What you will do
Work out how many lines hold "chart". Give the number and nothing else.

The data
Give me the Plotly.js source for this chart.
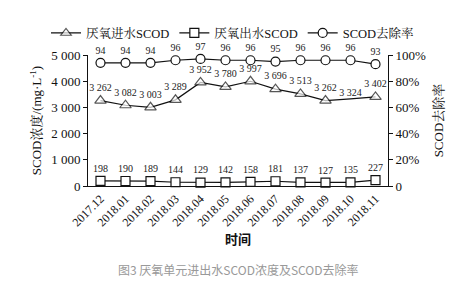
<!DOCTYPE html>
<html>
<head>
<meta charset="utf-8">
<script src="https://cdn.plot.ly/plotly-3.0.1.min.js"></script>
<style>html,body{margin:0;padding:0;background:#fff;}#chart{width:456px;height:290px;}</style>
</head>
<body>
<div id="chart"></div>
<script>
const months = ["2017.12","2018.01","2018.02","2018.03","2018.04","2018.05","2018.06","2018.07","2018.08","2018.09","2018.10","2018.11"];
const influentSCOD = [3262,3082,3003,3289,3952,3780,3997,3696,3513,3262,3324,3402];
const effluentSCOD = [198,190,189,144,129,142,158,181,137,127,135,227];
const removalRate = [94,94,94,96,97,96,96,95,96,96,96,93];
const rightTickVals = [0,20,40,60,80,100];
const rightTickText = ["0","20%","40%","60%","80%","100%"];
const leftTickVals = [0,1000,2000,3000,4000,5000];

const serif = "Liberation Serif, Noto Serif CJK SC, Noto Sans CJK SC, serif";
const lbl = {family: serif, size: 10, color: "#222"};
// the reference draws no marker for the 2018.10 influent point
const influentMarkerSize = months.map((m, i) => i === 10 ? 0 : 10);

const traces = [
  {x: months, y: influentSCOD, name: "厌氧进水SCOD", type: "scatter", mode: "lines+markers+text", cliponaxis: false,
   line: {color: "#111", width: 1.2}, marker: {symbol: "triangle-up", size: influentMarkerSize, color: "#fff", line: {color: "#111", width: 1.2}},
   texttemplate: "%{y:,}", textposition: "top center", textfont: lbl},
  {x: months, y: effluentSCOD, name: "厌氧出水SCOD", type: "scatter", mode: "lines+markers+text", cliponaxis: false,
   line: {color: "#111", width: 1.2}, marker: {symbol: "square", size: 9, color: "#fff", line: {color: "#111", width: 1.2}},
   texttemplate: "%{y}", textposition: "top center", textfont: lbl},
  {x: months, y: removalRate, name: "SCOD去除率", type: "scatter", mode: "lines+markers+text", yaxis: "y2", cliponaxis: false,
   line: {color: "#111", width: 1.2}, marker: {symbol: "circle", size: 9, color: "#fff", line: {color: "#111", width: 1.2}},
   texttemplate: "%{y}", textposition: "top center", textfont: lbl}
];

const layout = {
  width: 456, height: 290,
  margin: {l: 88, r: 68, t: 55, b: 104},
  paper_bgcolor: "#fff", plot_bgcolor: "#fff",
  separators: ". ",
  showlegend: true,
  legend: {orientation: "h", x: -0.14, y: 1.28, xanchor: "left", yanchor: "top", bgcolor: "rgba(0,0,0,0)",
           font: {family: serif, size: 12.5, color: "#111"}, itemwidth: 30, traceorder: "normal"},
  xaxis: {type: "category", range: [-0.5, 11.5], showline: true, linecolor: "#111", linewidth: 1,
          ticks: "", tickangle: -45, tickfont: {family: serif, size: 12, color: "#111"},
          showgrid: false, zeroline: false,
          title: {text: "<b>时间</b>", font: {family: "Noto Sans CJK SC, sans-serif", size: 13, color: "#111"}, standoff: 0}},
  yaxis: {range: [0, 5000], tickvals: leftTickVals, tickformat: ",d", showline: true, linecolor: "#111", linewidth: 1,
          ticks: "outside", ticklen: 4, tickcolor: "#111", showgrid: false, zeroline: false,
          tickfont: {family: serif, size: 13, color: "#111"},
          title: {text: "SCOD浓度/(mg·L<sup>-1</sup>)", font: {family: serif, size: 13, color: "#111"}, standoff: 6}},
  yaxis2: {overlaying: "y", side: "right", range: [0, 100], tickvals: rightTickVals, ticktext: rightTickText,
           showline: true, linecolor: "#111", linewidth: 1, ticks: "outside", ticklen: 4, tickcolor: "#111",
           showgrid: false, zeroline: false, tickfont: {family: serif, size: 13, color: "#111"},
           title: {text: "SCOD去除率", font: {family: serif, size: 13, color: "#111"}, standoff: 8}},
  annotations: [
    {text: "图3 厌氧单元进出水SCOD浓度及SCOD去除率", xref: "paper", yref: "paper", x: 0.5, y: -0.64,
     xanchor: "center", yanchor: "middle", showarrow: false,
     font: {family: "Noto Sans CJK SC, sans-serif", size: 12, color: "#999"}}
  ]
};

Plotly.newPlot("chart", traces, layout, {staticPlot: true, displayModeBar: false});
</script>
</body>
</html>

...

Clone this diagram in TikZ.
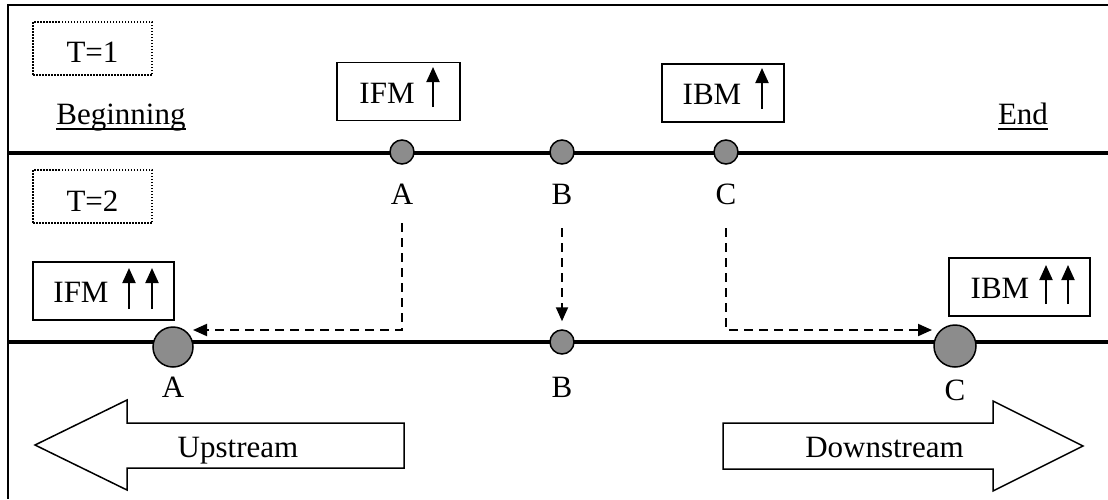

Solution
4